Object of the Month: December 2021

Vilibald Weinzettl, Vaccination Protects my Life, matchbox sticker, SOLO Lipník and Research Institute for Health Education (VÚZO) Praha, 1954. NML Medical Museum, 76/2021.

Object of the Month: December 2021

“Vaccination Protects my Life”: Vilibald Weinzett, 1954

 

The matchbox sticker featuring a – perhaps – smiling child was published in 1954 by the SOLO factory in the Moravian town of Lipník nad Bečvou and conceived by the Research Institute of Health Education in Prague. The factory, founded in 1908, became part of the nationalized SOLO Company after the war, but for several years in the 1950s it became autonomous again. The Institute was formed in October 1952 from the 5th Department (for health education) of the pre-war National Institute of Public Health, now abolished and reformed as a group of „independent institutes for individual fields of hygienic and epidemic care“ on the Soviet model. Promotion of vaccination was among the main tasks of the new Institute.

The sticker refers, most likely, to TBC vaccination with the BCG (Bacillus Calmette-Guérin) vaccine. Smallpox vaccination, mandatory since 1919, has saved thousands of Czechoslovak children that would have died or be disfigured in previous centuries, but until 1945 no other vaccines were mandated in the country. Vaccines against diphtheria and TBC were available before the war, but they entered the vaccination only in 1946 and 1947 respectively. Insurance companies were reportedly willing to finance diphtheria shots, but the latter were given mostly to children in hospitals and in holiday camps. Bohuslav Feierabend of the National Institute of Public Health called for mass vaccinations with the BCG vaccine in 1927, but most physicians and most insurers were rather reserved in their approval. The 1930 “Lübeck tragedy” – more than 200 children were infected with a virulent TBC strain due to mistake in administrating the vaccin

TBC Vaccination, 1951. NML Medical Museum Photography Collection,  FA 3631.

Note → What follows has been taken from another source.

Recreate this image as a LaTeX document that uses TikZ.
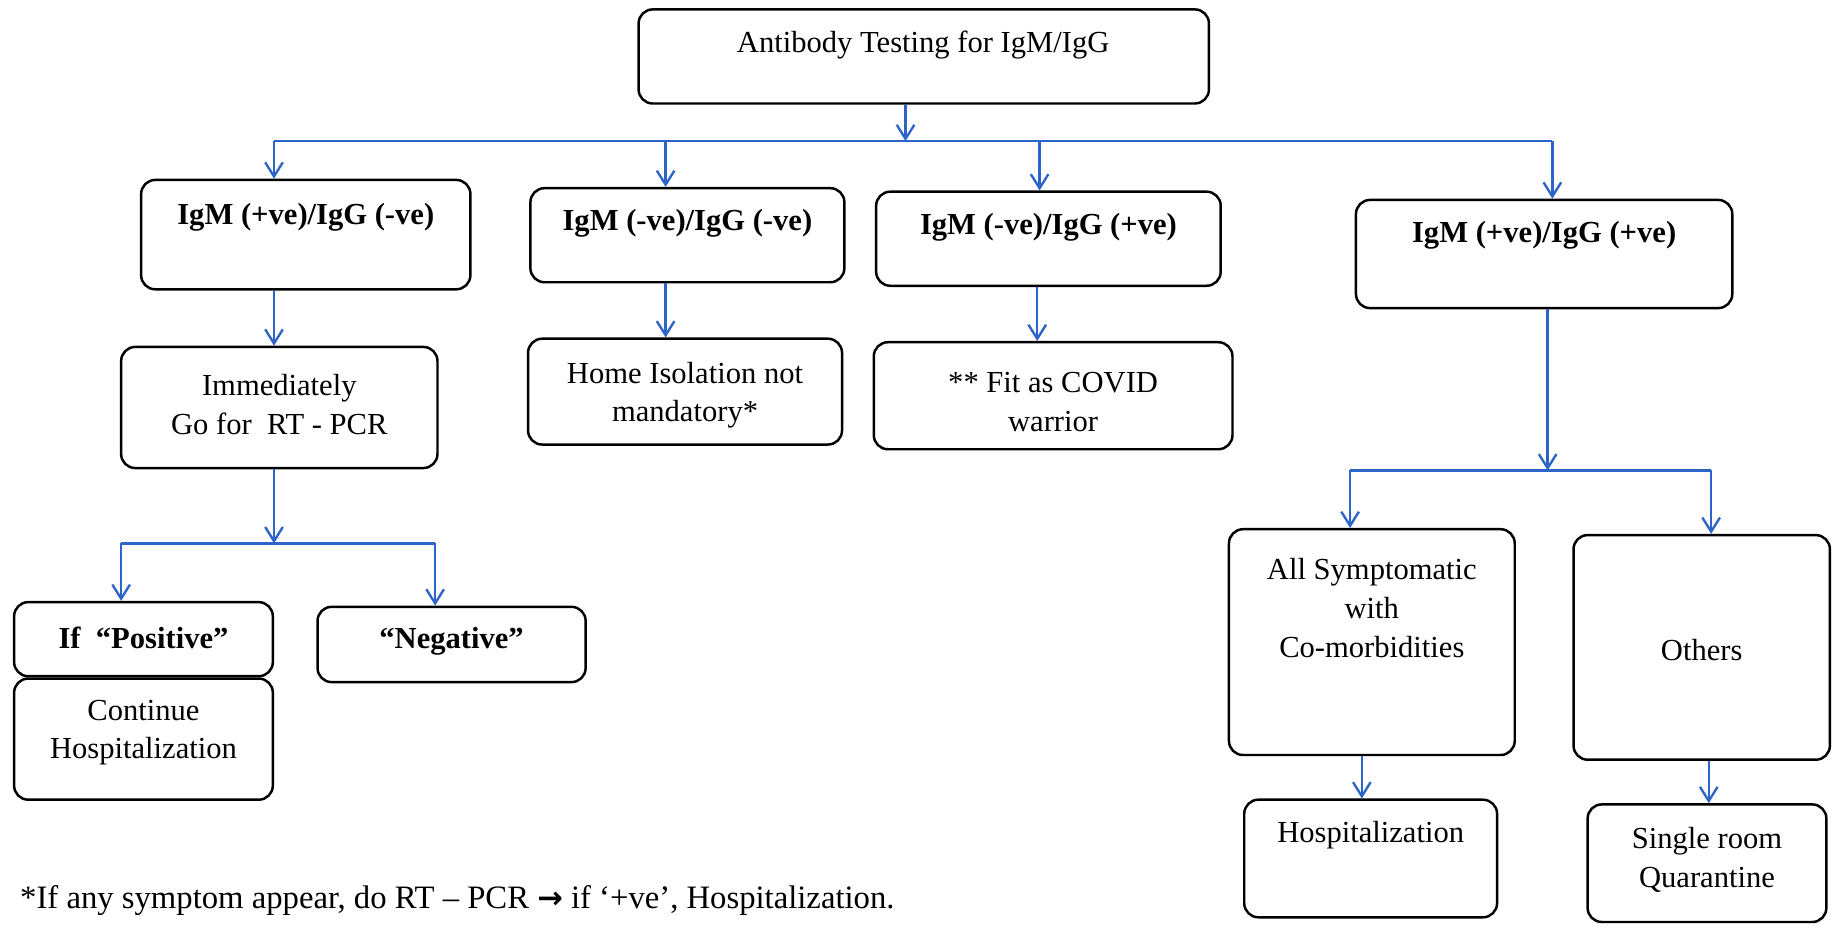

e and fifty of them died – certainly played a role in the uneasy relationship of the public to TBC jabs. Legally, the health insurance system was under no obligation to finance them. In 1934, Eduard Břeský proposed BCG vaccination of at-risk groups – were it to implemented at all – to be funded by the state. Only after the war, however, did mass TBC inoculation of children between 1 and 20 years of age become a reality, with the help of the Danish Red Cross (pilot project in 1947) and Swedish and Norwegian authorities, first in the framework of UNICEF and later the World Health Organization. From 1953, newborn babies and young people under 30 were vaccinated as well. At the same time, an extensive promotion campaign commenced, which could take avail of visible success of mandatory vaccination in the last five years, especially in the youngest children, whose TBC lethality is highest.

 

BCG Vaccination Certificate, 1949. NML Medical Museum, 17/2020/3.

The NML Medical Museum preserves dozens of matchbox stickers with health and medical motifs, most of which date from the 1950s and 1960s. Alongside other public imagery, matchboxes were means of state political and education campaigns in those decades. Health education belonged among their most common subject matters: paradoxically so, if we consider the rising number of smokers and the official promotion of tobacco industry in the 1950s Czechoslovakia. At the end of the decade, the country led the European chart of the share of smokers among the population.

The modest size of matchbox designs led the artists to expressive, often witty expression. Their authors remain mostly anonymous today. One exception is the graphic artist, illustrator and amateur filmmaker Vilibald Weinzettl (1916-1991), distinguishable by his VVV signature, who drew more than 1400 stickers from 1948 until his death. Weinzettl started his career as a draughtsman with a building company, he graduated from a civil engineering school and spent two years before the war in the Vilem Rotter applied arts school on Prague, associated with Rotter’s successful design studio. His multifaceted art work includes advertising designs, children’s book illustrations, coloring books and cutouts, as well as feature and puppet films and film cartoons. His puppet animation Eman Plíšek (Eman the Metal Leaf) won a prize at the UNICA festival in Saltsjöbaden (Sweden) in 1947. The simple, geometric title puppet of thin tin sheet has much in common with Weinzettl’s later work for the matchbox industry.